Feeding? Breastfeeding is going well! My current routine is to feed after he wakes up from naps and any other times that he is hungry. Sometimes I even let him nurse to fall asleep. I really just do an on-demand basis since I'm with him all the time and I can. I couldn't do that when I was working with Shep. I pump after JBeau feeds in the morning and I've been getting anywhere from 4-6 extra ounces! As much as I make in the morning, I have only been able to pump 2-3 ounces total in the afternoon without feeding Judah first. So I'm guessing that's why he has been crankier in the late afternoon and early evening times.
Eating anything? Not yet!
Developmental milestones? He really hasn't been rolling over too much, but he is holding his head a lot steadier when we sit him up or when he's on his belly. He loves to track to where our voices are.

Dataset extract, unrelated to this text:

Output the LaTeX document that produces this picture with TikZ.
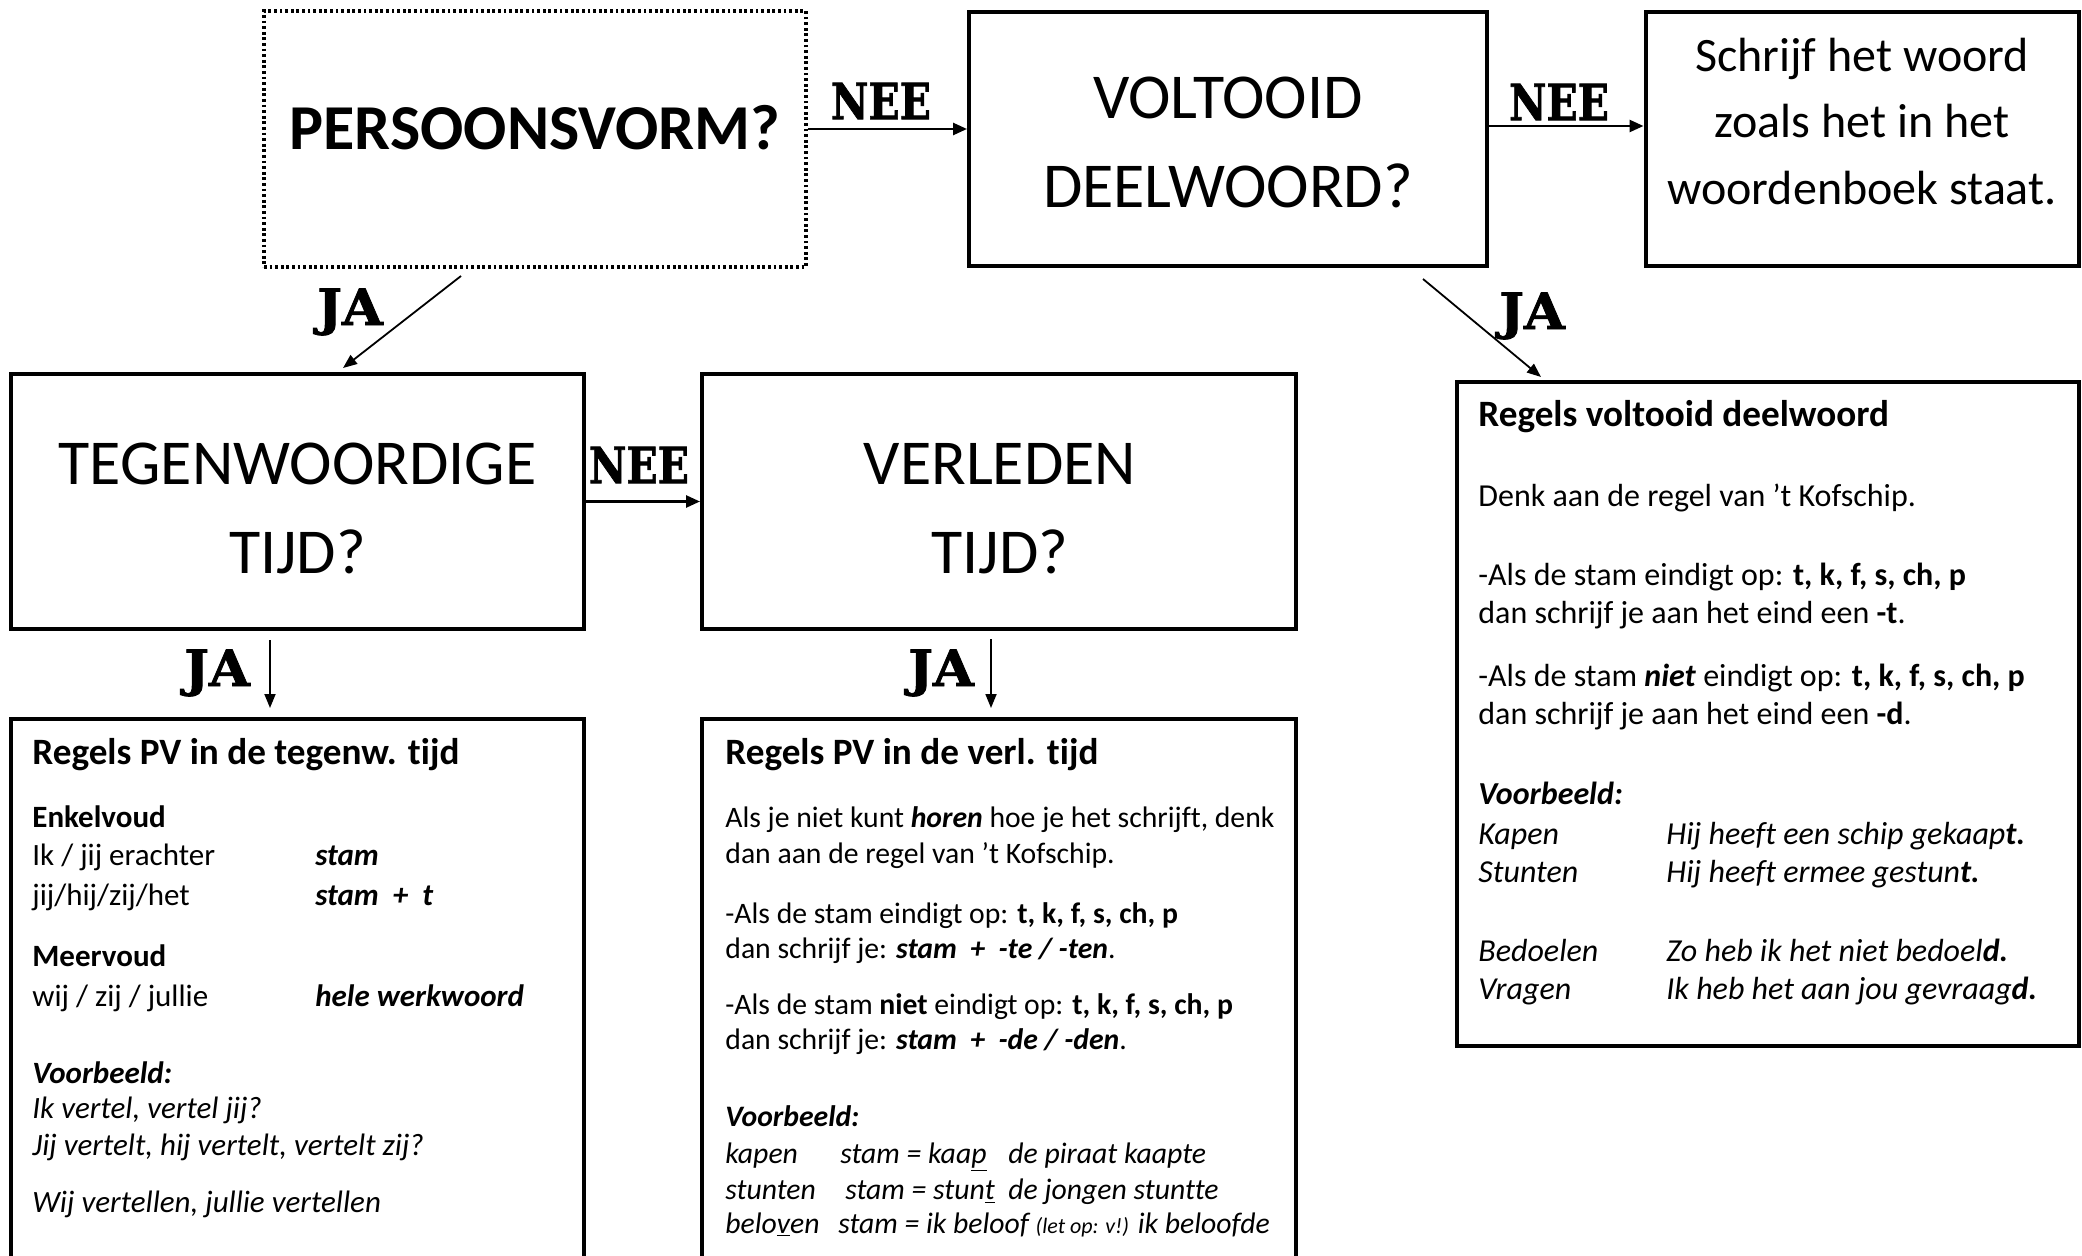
\documentclass[tikz,border=0pt]{standalone}
\usepackage{fontspec}
\setmainfont{Carlito}[Ligatures={NoCommon}]
\newfontfamily\ynfont{DejaVu Serif}[BoldFeatures={FakeBold=1.6}]
\usetikzlibrary{arrows.meta}
\begin{document}
\begin{tikzpicture}[x=0.5pt,y=-0.5pt,
  box/.style={draw, line width=2pt, rectangle, inner sep=0pt},
  dotbox/.style={draw, line width=1.6pt, dash pattern=on 1.4pt off 1.4pt, rectangle, inner sep=0pt},
  arr/.style={line width=1.3pt, -{Triangle[length=7pt,width=6pt]}},
  arrthin/.style={line width=0.9pt, -{Triangle[length=7pt,width=5.5pt]}},
  big/.style={anchor=base, inner sep=0pt, font=\fontsize{32}{38}\selectfont},
  mid/.style={anchor=base, inner sep=0pt, font=\fontsize{24}{29}\selectfont},
  yn/.style={inner sep=0pt, font=\ynfont\bfseries\fontsize{25}{30}\selectfont},
  ttl/.style={anchor=base west, inner sep=0pt, font=\bfseries\fontsize{18.6}{22}\selectfont},
  ta/.style={anchor=base west, inner sep=0pt, font=\fontsize{15.5}{19}\selectfont},
  tb/.style={anchor=base west, inner sep=0pt, font=\fontsize{14.85}{18}\selectfont},
  tc/.style={anchor=base west, inner sep=0pt, font=\fontsize{16}{19}\selectfont},
]
\useasboundingbox (0,0) rectangle (2082,1256);
\fill[white] (0,0) rectangle (2082,1256);

% boxes
\node[dotbox, minimum width=271pt, minimum height=128pt] (pv) at (535,139) {};
\node[box, minimum width=259pt, minimum height=127pt] (volt) at (1228,139) {};
\node[box, minimum width=216.5pt, minimum height=127pt] (schr) at (1862,139) {};
\node[box, minimum width=286.5pt, minimum height=127.5pt] (tgw) at (297.5,501.5) {};
\node[box, minimum width=297pt, minimum height=127.5pt] (vrl) at (999,501.5) {};
\node[box, minimum width=286.5pt, minimum height=285pt, anchor=north] (rtgw) at (297.5,717) {};
\node[box, minimum width=297pt, minimum height=285pt, anchor=north] (rvrl) at (999,717) {};
\node[box, minimum width=311pt, minimum height=332pt, anchor=north] (rvd) at (1768,380) {};

% big texts
\node[big, font=\bfseries\fontsize{32}{38}\selectfont] (tpv) at (535,150) {PERSOONSVORM?};
\node[big] (tv1) at (1228,119) {VOLTOOID};
\node[big] (tv2) at (1228,208) {DEELWOORD?};
\node[mid] (ts1) at (1862,72) {Schrijf het woord};
\node[mid] (ts2) at (1862,138) {zoals het in het};
\node[mid] (ts3) at (1862,205) {woordenboek staat.};
\node[big] (tt1) at (297.5,485) {TEGENWOORDIGE};
\node[big] (tt2) at (297.5,574) {TIJD?};
\node[big] (tr1) at (1000,485) {VERLEDEN};
\node[big] (tr2) at (1000,574) {TIJD?};

% connectors
\draw[arr] ([yshift=5pt]pv.east) -- ([yshift=5pt]volt.west);
\draw[arr] ([yshift=6.5pt]volt.east) -- ([yshift=6.5pt]schr.west);
\draw[arr] (tgw.east) -- (vrl.west);
\coordinate (j1s) at (461,276); \coordinate (j1e) at (343,368);
\coordinate (j2s) at (1423,279); \coordinate (j2e) at (1541,377);
\coordinate (j3s) at (270,640); \coordinate (j3e) at (270,708);
\coordinate (j4s) at (991,639); \coordinate (j4e) at (991,708);
\draw[arrthin] (j1s) -- (j1e);
\draw[arrthin] (j2s) -- (j2e);
\draw[arrthin] (j3s) -- (j3e);
\draw[arrthin] (j4s) -- (j4e);

% NEE / JA labels
\node[yn] (nee1) at (881,101) {\scalebox{0.82}[1]{NEE}};
\node[yn] (nee2) at (1559,102) {\scalebox{0.82}[1]{NEE}};
\node[yn] (nee3) at (639,465) {\scalebox{0.82}[1]{NEE}};
\node[yn] (ja1) at (350,312) {\scalebox{1.05}[1]{JA}};
\node[yn] (ja2) at (1532,316) {\scalebox{1.05}[1]{JA}};
\node[yn] (ja3) at (217,673) {\scalebox{1.05}[1]{JA}};
\node[yn] (ja4) at (941,673) {\scalebox{1.05}[1]{JA}};

% rules present tense
\node[ttl] (a1) at (32,764) {Regels PV in de tegenw. tijd};
\node[ta] (a2) at (32,827) {\textbf{Enkelvoud}};
\node[ta] (a3) at (32,865) {Ik / jij erachter};
\node[ta] (a4) at (315,865) {\textbf{\textit{stam}}};
\node[ta] (a5) at (32,905) {jij/hij/zij/het};
\node[ta] (a6) at (315,905) {\textbf{\textit{stam\ \ +\ \ t}}};
\node[ta] (a7) at (32,966) {\textbf{Meervoud}};
\node[ta] (a8) at (32,1006) {wij / zij / jullie};
\node[ta] (a9) at (315,1006) {\textbf{\textit{hele werkwoord}}};
\node[ta] (a10) at (32,1083) {\textbf{\textit{Voorbeeld:}}};
\node[ta] (a11) at (32,1118) {\textit{Ik vertel, vertel jij?}};
\node[ta] (a12) at (32,1155) {\textit{Jij vertelt, hij vertelt, vertelt zij?}};
\node[ta] (a13) at (32,1212) {\textit{Wij vertellen, jullie vertellen}};

% rules past tense
\node[ttl] (b1) at (725,764) {Regels PV in de verl. tijd};
\node[tb] (b2) at (725,827) {Als je niet kunt \textbf{\textit{horen}} hoe je het schrijft, denk};
\node[tb] (b3) at (725,863) {dan aan de regel van ’t Kofschip.};
\node[tb] (b4) at (725,923) {-Als de stam eindigt op: \textbf{t, k, f, s, ch, p}};
\node[tb] (b5) at (725,958) {dan schrijf je: \textbf{\textit{stam\ \ +\ \ -te / -ten}}.};
\node[tb] (b6) at (725,1014) {-Als de stam \textbf{niet} eindigt op: \textbf{t, k, f, s, ch, p}};
\node[tb] (b7) at (725,1049) {dan schrijf je: \textbf{\textit{stam\ \ +\ \ -de / -den}}.};
\node[tb] (b8) at (725,1126) {\textbf{\textit{Voorbeeld:}}};
\node[tb] (b9) at (725,1163) {\textit{kapen}};
\node[tb] (b10) at (840,1163) {\textit{stam = kaa\underline{p}}};
\node[tb] (b11) at (1008,1163) {\textit{de piraat kaapte}};
\node[tb] (b12) at (725,1199) {\textit{stunten}};
\node[tb] (b13) at (845,1199) {\textit{stam = stun\underline{t}}};
\node[tb] (b14) at (1008,1199) {\textit{de jongen stuntte}};
\node[tb] (b15) at (725,1233) {\textit{belo\underline{v}en}};
\node[tb] (b16) at (838,1233) {\textit{stam = ik beloof {\fontsize{11}{13}\selectfont (let op: v!)} ik beloofde}};

% rules past participle
\node[ttl] (c1) at (1478,427) {Regels voltooid deelwoord};
\node[tc] (c2) at (1478,507) {Denk aan de regel van ’t Kofschip.};
\node[tc] (c3) at (1478,585) {-Als de stam eindigt op: \textbf{t, k, f, s, ch, p}};
\node[tc] (c4) at (1478,623) {dan schrijf je aan het eind een \textbf{-t}.};
\node[tc] (c5) at (1478,686) {-Als de stam \textbf{\textit{niet}} eindigt op: \textbf{t, k, f, s, ch, p}};
\node[tc] (c6) at (1478,724) {dan schrijf je aan het eind een \textbf{-d}.};
\node[tc] (c7) at (1478,804) {\textbf{\textit{Voorbeeld:}}};
\node[tc] (c8) at (1478,844) {\textit{Kapen}};
\node[tc] (c9) at (1666,844) {\textit{Hij heeft een schip gekaap\textbf{t.}}};
\node[tc] (c10) at (1478,882) {\textit{Stunten}};
\node[tc] (c11) at (1666,882) {\textit{Hij heeft ermee gestun\textbf{t.}}};
\node[tc] (c12) at (1478,961) {\textit{Bedoelen}};
\node[tc] (c13) at (1666,961) {\textit{Zo heb ik het niet bedoel\textbf{d.}}};
\node[tc] (c14) at (1478,999) {\textit{Vragen}};
\node[tc] (c15) at (1666,999) {\textit{Ik heb het aan jou gevraag\textbf{d.}}};
\end{tikzpicture}
\end{document}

Favorite toy? We have a baby gym made out of PVC pipe that we hang toys from. Judah has started batting at the toys, but he hasn't actually held anything in his hand yet.
Speech and language? He is really starting to coo and explore his voice through what sounds like a sigh.
Loves? He loves to sleep on his stomach, in our arms, or in a baby wrap. He loves to suck on his little fists. I've noticed he prefers to be in footed onsies, because his little feet get cold regardless of the ridiculously high temps outside. He has also switched to loving his pacifiers, which is way different from last month.
Dislikes? He hates his carseat, but loves his mama. I was so thankful he did so well on our 20 hour car drive. He slept almost the entire trip. If he wasn't sleeping, I would give him a bottle and he'd eat and go back to sleep. What a rock star!